Africa growth hopes dim under fresh shocks

Sub-Saharan Africa’s growth is set to hold at 4.1% in 2026, but the World Bank has cut its earlier projection and warned that a more hostile external backdrop, led by conflict-linked jumps in fuel and fertiliser costs, is making the region’s recovery harder to sustain. The lender said the outlook had been revised down by 0.3 percentage points from its October 2025 estimate, even as governments across the region remain constrained by debt, inflation risks and weaker access to external finance.

The updated assessment, published in the World Bank’s latest Africa Economic Update, places the region under sharper scrutiny at a moment when policymakers are juggling the fallout from the Middle East war, tighter financial conditions and persistent domestic structural weaknesses. Median inflation, which eased from 4.4% in 2024 to 3.7% in 2025, is now projected to rise to 4.8% in 2026, according to the report, a shift the Bank ties largely to spillovers from the conflict.

That combination matters because many economies in the region are net importers of energy and farm inputs. Higher oil and fertiliser prices raise costs for transport, food production and household consumption at the same time, leaving governments with little room to soften the blow. Andrew Dabalen, the World Bank’s chief economist for Africa, said the downgrade reflected a much tougher external environment than policymakers had expected late last year, with uncertainty also building around investment flows from Gulf states that have become significant backers of projects in mining, renewable energy, property and information technology.

Debt is central to the Bank’s warning. The institution said high public debt and rising debt-service bills are crowding out development spending across low-income countries. Reuters reported that debt-servicing costs have climbed to about 18% of government revenues in 2025, up from 9% in 2017, while about half of African countries are either already in debt distress or at high risk of it. That leaves limited fiscal space for subsidies, food support or emergency relief at a time when imported inflation is threatening to hit poorer households the hardest.

The pain will not be spread evenly. Oil-importing and financially fragile economies in eastern and southern Africa are seen as particularly exposed, with Burundi, Malawi, Ethiopia, Kenya and Mozambique highlighted by Reuters as vulnerable under the World Bank’s analysis. Kenya faces the risk of a sharper inflation shock in a severe scenario, while Ethiopia is also exposed through labour links to the Gulf, where a prolonged downturn in employment could weaken remittance flows from migrant workers. West Africa’s picture is less settled, with the Bank signalling that fertiliser data for that sub-region are still incomplete.

Separate analysis released last week by two UN agencies, the African Union and the African Development Bank points in the same direction. That report warned that if the Middle East conflict lasts beyond six months, Africa could lose a further 0.2 percentage points of GDP growth in 2026 as trade, energy supplies and fertiliser shipments are disrupted. It also noted that the Middle East accounts for 15.8% of Africa’s imports and 10.9% of its exports, underlining why shipping stress and higher input costs are feeding so quickly into the continent’s outlook.
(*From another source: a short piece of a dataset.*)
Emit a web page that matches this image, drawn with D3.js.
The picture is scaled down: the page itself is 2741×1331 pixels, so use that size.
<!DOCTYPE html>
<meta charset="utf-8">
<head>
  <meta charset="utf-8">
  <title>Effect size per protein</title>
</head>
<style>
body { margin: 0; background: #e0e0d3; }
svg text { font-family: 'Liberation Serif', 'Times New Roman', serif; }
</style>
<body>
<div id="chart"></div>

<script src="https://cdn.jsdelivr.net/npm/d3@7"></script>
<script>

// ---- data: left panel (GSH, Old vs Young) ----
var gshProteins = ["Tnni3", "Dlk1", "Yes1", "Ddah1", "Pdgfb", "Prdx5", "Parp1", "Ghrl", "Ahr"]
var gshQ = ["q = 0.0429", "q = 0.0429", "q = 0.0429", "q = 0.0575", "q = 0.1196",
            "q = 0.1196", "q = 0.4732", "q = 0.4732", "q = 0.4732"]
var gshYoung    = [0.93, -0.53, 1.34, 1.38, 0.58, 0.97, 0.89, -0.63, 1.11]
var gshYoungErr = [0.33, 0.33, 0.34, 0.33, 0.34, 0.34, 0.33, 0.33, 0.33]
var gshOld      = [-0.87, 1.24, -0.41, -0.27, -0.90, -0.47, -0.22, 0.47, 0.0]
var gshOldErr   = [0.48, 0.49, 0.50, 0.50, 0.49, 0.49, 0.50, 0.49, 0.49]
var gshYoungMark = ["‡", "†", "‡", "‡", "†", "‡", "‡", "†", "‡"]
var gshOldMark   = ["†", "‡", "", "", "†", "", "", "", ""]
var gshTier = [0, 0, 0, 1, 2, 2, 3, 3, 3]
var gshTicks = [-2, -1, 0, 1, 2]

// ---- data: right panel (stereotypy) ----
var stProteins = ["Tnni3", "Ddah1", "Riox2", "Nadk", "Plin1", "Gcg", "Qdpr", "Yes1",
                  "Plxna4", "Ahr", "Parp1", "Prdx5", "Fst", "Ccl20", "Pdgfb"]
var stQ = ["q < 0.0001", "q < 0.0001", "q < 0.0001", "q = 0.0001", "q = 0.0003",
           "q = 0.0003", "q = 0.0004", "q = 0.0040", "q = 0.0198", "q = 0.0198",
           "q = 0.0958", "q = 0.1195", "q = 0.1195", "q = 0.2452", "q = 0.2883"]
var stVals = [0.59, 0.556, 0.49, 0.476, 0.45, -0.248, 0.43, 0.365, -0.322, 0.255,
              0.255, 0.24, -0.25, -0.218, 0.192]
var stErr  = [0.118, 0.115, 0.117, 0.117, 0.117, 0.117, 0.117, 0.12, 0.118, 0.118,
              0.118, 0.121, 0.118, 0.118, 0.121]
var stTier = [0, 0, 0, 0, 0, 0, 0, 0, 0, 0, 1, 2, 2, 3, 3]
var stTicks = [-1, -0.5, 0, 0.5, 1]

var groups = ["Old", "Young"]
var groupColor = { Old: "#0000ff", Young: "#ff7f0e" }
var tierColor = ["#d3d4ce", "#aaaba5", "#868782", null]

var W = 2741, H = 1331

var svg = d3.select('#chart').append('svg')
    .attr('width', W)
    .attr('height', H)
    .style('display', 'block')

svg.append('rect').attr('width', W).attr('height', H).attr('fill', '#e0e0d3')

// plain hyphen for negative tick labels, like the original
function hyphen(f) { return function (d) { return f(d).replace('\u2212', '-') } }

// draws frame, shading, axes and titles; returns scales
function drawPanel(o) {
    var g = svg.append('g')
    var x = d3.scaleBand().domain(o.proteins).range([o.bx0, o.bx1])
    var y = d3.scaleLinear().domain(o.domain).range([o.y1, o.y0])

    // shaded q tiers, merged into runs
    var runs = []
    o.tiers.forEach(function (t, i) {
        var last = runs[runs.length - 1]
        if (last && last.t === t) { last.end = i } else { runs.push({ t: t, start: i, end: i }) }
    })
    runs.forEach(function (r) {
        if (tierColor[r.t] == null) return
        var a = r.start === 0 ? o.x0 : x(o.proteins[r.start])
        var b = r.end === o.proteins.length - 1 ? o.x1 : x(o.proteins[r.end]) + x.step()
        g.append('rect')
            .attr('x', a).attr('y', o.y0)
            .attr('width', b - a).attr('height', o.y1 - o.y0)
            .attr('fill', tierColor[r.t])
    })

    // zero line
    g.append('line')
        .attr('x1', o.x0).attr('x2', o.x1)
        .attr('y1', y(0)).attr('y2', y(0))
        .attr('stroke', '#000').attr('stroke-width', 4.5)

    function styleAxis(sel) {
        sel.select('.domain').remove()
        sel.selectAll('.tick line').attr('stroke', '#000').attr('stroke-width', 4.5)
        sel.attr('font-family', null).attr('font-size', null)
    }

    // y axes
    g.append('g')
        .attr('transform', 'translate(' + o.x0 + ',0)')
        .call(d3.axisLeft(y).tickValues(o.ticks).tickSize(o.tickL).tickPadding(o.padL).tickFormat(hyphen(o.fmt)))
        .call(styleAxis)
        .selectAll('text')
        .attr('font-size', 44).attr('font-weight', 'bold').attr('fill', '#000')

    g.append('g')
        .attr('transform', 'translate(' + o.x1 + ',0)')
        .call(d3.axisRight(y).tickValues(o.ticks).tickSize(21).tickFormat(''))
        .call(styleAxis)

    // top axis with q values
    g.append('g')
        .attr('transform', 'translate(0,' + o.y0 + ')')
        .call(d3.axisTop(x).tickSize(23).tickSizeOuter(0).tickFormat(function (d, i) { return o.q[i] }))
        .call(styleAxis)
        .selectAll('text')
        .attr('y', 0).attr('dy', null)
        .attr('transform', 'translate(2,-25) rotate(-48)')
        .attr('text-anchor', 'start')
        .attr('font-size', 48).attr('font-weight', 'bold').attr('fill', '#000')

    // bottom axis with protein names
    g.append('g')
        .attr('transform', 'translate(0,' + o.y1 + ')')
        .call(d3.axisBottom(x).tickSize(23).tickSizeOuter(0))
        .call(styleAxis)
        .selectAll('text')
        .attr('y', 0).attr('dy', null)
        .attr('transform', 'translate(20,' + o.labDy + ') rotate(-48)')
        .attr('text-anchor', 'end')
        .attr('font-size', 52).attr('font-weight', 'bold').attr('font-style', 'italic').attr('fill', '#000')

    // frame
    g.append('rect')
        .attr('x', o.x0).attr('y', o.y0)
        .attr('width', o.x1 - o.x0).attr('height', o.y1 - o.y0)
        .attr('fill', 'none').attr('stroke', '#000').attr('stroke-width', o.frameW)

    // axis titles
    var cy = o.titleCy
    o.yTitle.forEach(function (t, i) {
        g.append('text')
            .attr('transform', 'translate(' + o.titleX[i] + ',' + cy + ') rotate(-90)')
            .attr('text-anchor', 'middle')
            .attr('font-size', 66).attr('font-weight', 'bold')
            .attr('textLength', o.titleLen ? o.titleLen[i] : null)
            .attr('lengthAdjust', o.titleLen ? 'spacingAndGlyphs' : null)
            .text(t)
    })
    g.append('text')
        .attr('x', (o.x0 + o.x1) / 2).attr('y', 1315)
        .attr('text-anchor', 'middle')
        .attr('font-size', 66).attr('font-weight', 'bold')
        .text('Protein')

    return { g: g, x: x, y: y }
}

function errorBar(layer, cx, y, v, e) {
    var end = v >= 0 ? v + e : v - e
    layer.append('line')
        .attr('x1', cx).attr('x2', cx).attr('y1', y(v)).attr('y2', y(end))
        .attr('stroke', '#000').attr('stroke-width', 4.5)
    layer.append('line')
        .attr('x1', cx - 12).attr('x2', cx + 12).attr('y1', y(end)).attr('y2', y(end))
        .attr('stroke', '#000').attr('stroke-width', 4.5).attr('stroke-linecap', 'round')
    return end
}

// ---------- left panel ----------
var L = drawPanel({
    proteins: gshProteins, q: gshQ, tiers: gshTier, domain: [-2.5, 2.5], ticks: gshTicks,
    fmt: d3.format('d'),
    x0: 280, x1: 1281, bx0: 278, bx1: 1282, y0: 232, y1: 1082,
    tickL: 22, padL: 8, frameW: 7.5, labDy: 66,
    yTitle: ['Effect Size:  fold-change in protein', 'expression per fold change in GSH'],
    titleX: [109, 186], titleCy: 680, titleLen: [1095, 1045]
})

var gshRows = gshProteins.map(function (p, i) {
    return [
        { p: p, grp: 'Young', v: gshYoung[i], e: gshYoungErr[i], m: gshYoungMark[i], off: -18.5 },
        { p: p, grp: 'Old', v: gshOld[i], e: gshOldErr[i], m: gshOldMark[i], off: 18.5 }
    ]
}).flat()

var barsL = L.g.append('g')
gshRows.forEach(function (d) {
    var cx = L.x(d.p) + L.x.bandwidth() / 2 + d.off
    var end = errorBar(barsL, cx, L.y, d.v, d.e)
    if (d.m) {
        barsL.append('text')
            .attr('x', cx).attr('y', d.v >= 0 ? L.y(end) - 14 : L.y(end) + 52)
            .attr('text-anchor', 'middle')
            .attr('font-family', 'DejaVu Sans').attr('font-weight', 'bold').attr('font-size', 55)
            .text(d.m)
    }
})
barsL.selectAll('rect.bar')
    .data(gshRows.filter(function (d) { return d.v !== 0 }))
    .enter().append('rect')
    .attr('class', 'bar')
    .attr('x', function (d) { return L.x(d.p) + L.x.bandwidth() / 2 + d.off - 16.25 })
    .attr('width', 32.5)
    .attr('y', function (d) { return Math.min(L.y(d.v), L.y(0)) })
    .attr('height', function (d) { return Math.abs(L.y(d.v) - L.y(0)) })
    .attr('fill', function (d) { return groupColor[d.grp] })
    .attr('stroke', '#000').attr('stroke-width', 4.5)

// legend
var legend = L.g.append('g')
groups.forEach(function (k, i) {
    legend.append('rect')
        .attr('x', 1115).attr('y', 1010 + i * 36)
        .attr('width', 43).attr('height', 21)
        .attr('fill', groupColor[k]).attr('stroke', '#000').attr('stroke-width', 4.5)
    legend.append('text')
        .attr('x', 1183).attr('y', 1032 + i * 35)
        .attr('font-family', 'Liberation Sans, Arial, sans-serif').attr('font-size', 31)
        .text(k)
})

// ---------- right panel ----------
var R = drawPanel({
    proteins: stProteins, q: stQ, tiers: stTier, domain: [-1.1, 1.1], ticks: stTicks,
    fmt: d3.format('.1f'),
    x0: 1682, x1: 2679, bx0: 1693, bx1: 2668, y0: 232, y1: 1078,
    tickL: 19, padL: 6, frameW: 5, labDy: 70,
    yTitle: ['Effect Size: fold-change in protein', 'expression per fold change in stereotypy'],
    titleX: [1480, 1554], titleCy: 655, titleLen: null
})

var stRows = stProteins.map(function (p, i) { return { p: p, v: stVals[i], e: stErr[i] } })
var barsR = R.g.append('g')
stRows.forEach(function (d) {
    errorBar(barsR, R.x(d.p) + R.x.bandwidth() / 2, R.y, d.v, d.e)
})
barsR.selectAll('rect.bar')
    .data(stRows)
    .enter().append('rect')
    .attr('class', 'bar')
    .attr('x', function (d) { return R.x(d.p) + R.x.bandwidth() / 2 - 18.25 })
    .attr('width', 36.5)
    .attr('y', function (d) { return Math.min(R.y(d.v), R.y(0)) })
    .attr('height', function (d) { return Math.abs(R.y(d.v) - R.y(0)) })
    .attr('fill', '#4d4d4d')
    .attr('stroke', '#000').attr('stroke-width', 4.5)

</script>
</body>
Food security is another fault line. A joint statement from the World Bank, IMF and World Food Programme said this week that sharp rises in oil, gas and fertiliser prices caused by the war will push up food prices and food insecurity, especially in low-income, import-dependent economies. That warning is especially relevant for Sub-Saharan Africa, where poorer households spend a large share of income on food and energy and are therefore more exposed to price spikes than consumers in richer economies.

Yet the World Bank’s update is not solely a crisis note. It argues that the region’s deeper challenge remains structural: low investment, weak productivity and limited job creation. The report makes the case for better-designed industrial policy to help countries capture demand in sectors such as critical minerals, pharmaceuticals, agro-processing, light manufacturing and digital services, provided those policies are matched by improvements in infrastructure, skills, finance and state capacity. On innovation, the Bank said most countries in the region still spend only 0.1% to 0.4% of GDP on research and development, well below the African Union benchmark of 1%. Kenya, Senegal and South Africa were cited as among the few that have come closer to that threshold.